In a word, Norton’s book can best be described as precious. In recent times that word has taken on important and powerful ironies to make some clear points, but Norton writes before these ironies came to give the word notes of condescension. Thus, it seems appropriate to use the best meanings of the word precious to describe her work.
It is easy to forget in this world of fast-paced electronics, instant media, and entertainment-based consumption how quiet and contemplative the life of a child growing up in Britain during the Great War would have been. Mary Norton had time to look around her drawing room and imagine how the little people, who must live behind the great clock in the hall, would have climbed up the furniture to gather the leavings from the afternoon tea. As a child, Norton was drawn to careful examination of small details and hidden things. In a 1966 letter included in the front of the 50th anniversary edition of the work published by Harcourt, Norton says that the inspiration for her imagination was due in large part to undiagnosed nearsightedness which left her to contemplate the small things nearby while the grand vistas in the distance remained vague and indistinct. Speaking about her imaginings, Norton says,”What would it be like, this child would wonder, lying prone on the moss, to live among such creatures — human oneself to all intents and purposes, but as small and vulnerable as they?”

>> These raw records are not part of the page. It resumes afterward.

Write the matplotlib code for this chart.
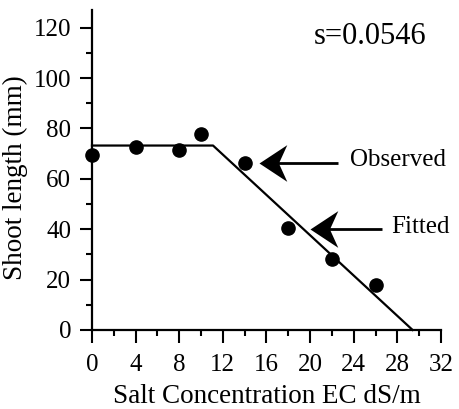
import matplotlib

matplotlib.use("Agg")
import matplotlib.pyplot as plt
from matplotlib.path import Path
from matplotlib.ticker import MultipleLocator

plt.rcParams["font.family"] = ["Liberation Serif", "DejaVu Serif"]

# observed shoot length vs. salinity
salt_ec = [0, 4, 8, 10, 14, 18, 22, 26]
shoot_len = [69.5, 72.7, 71.3, 77.6, 66.2, 40.5, 28.2, 17.9]

# piecewise-linear fit: plateau, threshold, zero intercept
fit_ec = [0, 11.1, 29.4]
fit_len = [73.2, 73.2, 0]
slope_label = "s=0.0546"

x_ticks = [0, 4, 8, 12, 16, 20, 24, 28, 32]
y_ticks = [0, 20, 40, 60, 80, 100, 120]

# barbed arrow head pointing left, tip at the origin
HEAD = Path([(0, 0), (1, 0.66), (0.7, 0), (1, -0.66), (0, 0)],
            [Path.MOVETO, Path.LINETO, Path.LINETO, Path.LINETO, Path.CLOSEPOLY])

fig = plt.figure(figsize=(4.59, 4.09), dpi=100)
ax = fig.add_axes([0.2004, 0.1932, 0.7603, 0.7824])

ax.plot(fit_ec, fit_len, color="black", lw=1.6, zorder=2, clip_on=False)
ax.plot(salt_ec, shoot_len, "o", color="black", markersize=9.5, zorder=3, clip_on=False)

ax.set_xlim(0, 32)
ax.set_ylim(0, 127)
ax.set_xticks(x_ticks)
ax.set_yticks(y_ticks)
ax.xaxis.set_minor_locator(MultipleLocator(2))
ax.yaxis.set_minor_locator(MultipleLocator(10))

for side in ("top", "right"):
    ax.spines[side].set_visible(False)
for side in ("left", "bottom"):
    ax.spines[side].set_linewidth(1.6)

ax.tick_params(which="major", direction="out", length=9, width=1.5, labelsize=18)
ax.tick_params(which="minor", direction="out", length=4.5, width=1.5)
ax.tick_params(axis="x", which="major", pad=8)
ax.tick_params(axis="y", which="major", pad=6)

ax.set_xlabel("Salt Concentration EC dS/m", fontsize=19.5, va="baseline")
ax.xaxis.set_label_coords(0.5, -0.228)
ax.set_ylabel("Shoot length (mm)", fontsize=19.5, va="center")
ax.yaxis.set_label_coords(-0.2206, 0.475)

ax.text(20.3, 113.6, slope_label, fontsize=22, ha="left", va="baseline")


def callout(tip_x, tail_x, y, label, label_x, label_y):
    ax.plot([tip_x + 1.2, tail_x], [y, y], color="black", lw=2.0, solid_capstyle="butt",
            zorder=4, clip_on=False)
    ax.plot([tip_x], [y], marker=HEAD, markersize=40, color="black", markeredgewidth=0,
            zorder=5, clip_on=False)
    ax.text(label_x, label_y, label, fontsize=18, ha="left", va="baseline")


callout(15.3, 22.6, 66.3, "Observed", 23.7, 65.2)
callout(20.0, 26.6, 40.1, "Fitted", 27.4, 38.5)

fig.savefig("out.png", dpi=100, facecolor="white")
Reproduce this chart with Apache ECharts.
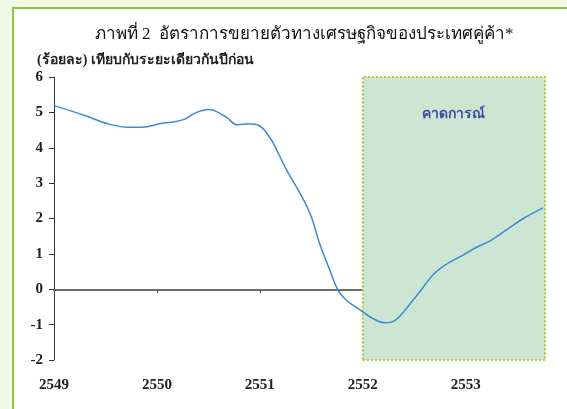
<!DOCTYPE html>
<html>
<head>
<meta charset="utf-8">
<script src="https://cdn.jsdelivr.net/npm/echarts@6/dist/echarts.min.js"></script>
<style>
  html, body { margin: 0; padding: 0; }
  body { width: 567px; height: 409px; background: #f2f8e8; position: relative; overflow: hidden; }
  #panel { position: absolute; left: 12px; top: 7px; width: 600px; height: 450px; background: #fff;
           border-top: 2px solid #8cc63f; border-left: 2px solid #8cc63f; }
  #chart { position: absolute; left: 0; top: 0; width: 567px; height: 409px; }
</style>
</head>
<body>
<div id="panel"></div>
<div id="chart"></div>
<script>
// ภาพที่ 2 - อัตราการขยายตัวทางเศรษฐกิจของประเทศคู่ค้า (ร้อยละ, yoy)
const years = [
  2549.00, 2549.30, 2549.53, 2549.72, 2549.85, 2550.05, 2550.14, 2550.27, 2550.37, 2550.50,
  2550.56, 2550.68, 2550.78, 2550.85, 2550.93, 2551.02, 2551.10, 2551.13, 2551.26, 2551.40,
  2551.50, 2551.58, 2551.68, 2551.76, 2551.84, 2551.92, 2552.00, 2552.10, 2552.21, 2552.28,
  2552.36, 2552.46, 2552.54, 2552.59, 2552.68, 2552.78, 2552.97, 2553.10, 2553.25, 2553.43,
  2553.56, 2553.75
];
const growth = [
  5.19, 4.91, 4.67, 4.58, 4.58, 4.69, 4.72, 4.81, 4.98, 5.08,
  5.05, 4.85, 4.65, 4.67, 4.67, 4.57, 4.27, 4.13, 3.37, 2.66,
  2.05, 1.29, 0.54, -0.03, -0.31, -0.48, -0.64, -0.83, -0.95, -0.93,
  -0.76, -0.41, -0.12, 0.07, 0.40, 0.65, 0.96, 1.18, 1.39, 1.75,
  2.00, 2.30
];
const yTicks = [-2, -1, 0, 1, 2, 3, 4, 5, 6];
const xYears = [2549, 2550, 2551, 2552, 2553];
const forecastStart = 2552;
const xEnd = 2553.77;

const title = 'ภาพที่ 2  อัตราการขยายตัวทางเศรษฐกิจของประเทศคู่ค้า*';
const unitText = '(ร้อยละ) เทียบกับระยะเดียวกันปีก่อน';
const forecastText = 'คาดการณ์';

const serif = '"Liberation Serif", "DejaVu Serif", serif';
const chart = echarts.init(document.getElementById('chart'));

chart.setOption({
  backgroundColor: 'transparent',
  animation: false,
  title: [
    { text: title, left: 299, top: 21, textAlign: 'center',
      textStyle: { fontFamily: serif, fontSize: 17, fontWeight: 'normal', color: '#111' } },
    { text: unitText, left: 32, top: 48,
      textStyle: { fontFamily: serif, fontSize: 14, fontWeight: 'bold', color: '#222' } }
  ],
  grid: { left: 54, right: 22, top: 77, bottom: 49 },
  xAxis: [
    {
      type: 'value', min: xYears[0], max: xEnd, interval: 1,
      axisLine: { onZero: true, lineStyle: { color: '#6b6b6b', width: 2 } },
      axisTick: { show: true, length: 4, customValues: xYears, lineStyle: { color: '#555', width: 1 } },
      axisLabel: { show: false },
      splitLine: { show: false }
    },
    {
      type: 'value', min: xYears[0], max: xEnd, interval: 1, position: 'bottom',
      axisLine: { show: false, onZero: false },
      axisTick: { show: false },
      axisLabel: {
        margin: 18, fontFamily: serif, fontSize: 15, fontWeight: 'bold', color: '#222',
        customValues: xYears,
        formatter: v => String(Math.round(v))
      },
      splitLine: { show: false }
    }
  ],
  yAxis: {
    type: 'value', min: yTicks[0], max: yTicks[yTicks.length - 1], interval: 1,
    axisLine: { show: true, lineStyle: { color: '#333', width: 1 } },
    axisTick: { show: true, length: 5, lineStyle: { color: '#333' } },
    axisLabel: { margin: 11, fontFamily: serif, fontSize: 15, fontWeight: 'bold', color: '#222' },
    splitLine: { show: false }
  },
  series: [{
    type: 'line',
    xAxisIndex: 0,
    data: years.map((y, i) => [y, growth[i]]),
    smooth: 0.4,
    showSymbol: false,
    lineStyle: { color: '#3a8ad6', width: 1.5 },
    z: 3,
    markArea: {
      silent: true,
      itemStyle: { color: '#cce6d3', borderColor: '#a8cc3c', borderType: 'dotted', borderWidth: 2 },
      label: {
        show: true, position: 'insideTop', distance: 31,
        fontFamily: serif, fontSize: 14, fontWeight: 'bold', color: '#3b4fa0'
      },
      data: [[
        { name: forecastText, xAxis: forecastStart, yAxis: yTicks[0] },
        { xAxis: xEnd, yAxis: yTicks[yTicks.length - 1] }
      ]]
    }
  }]
});
</script>
</body>
</html>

This theme of smallness and vulnerability strikes me as one of the most significant lasting impacts of Norton’s book. Pod and particularly Homily feel afraid, vulnerable in a land of forces beyond their control. They shake like frightened mice at the merest hint of change or danger. It is easy for grown-ups to forget how small and vulnerable a child can feel in a fast-paced world where adults appear as giants and even managing to climb into a seat at the dinner table can be a challenge. Mary Norton never forgot what it was to be small, timid and vulnerable. Her books give voice to this childhood sense of vulnerability. Here is a kindred spirit for the small child.
Norton’s gifts as a writer also support in her contemplation of the small. The Borrowers exhibits the best of the 20th century tradition of word economy and attention to detail. Her pacing is deliberate, and she takes time to immerse the reader in the details of the day-to-day lives her characters lead. All of these skills combine with her subject matter to give her book a sense of delicate precision, like handmade lace.
Yet The Borrowers does not simply allow the small child to enjoy a fellowship of the vulnerable. The ever adventurous Arrietty demonstrates throughout the book the necessity of growth and adventure in a life well lived. Norton shows that Pod and Homily have become stuck in their own timidity, existing on yesterday’s faded glory. While the book may sympathize with the vulnerability of the small child, it does not allow the child to rest in their timidity. The child is called to experience both the real risks and rewards of an unexplored future.
As a father reading The Borrowers, I am frankly challenged. Norton has reminded me to remember how vulnerable and fearful my own children can feel as they discover the dangers of life. I am reminded to slow down, to get down on their level, see the world through their eyes and lead them into the future one adventure at a time.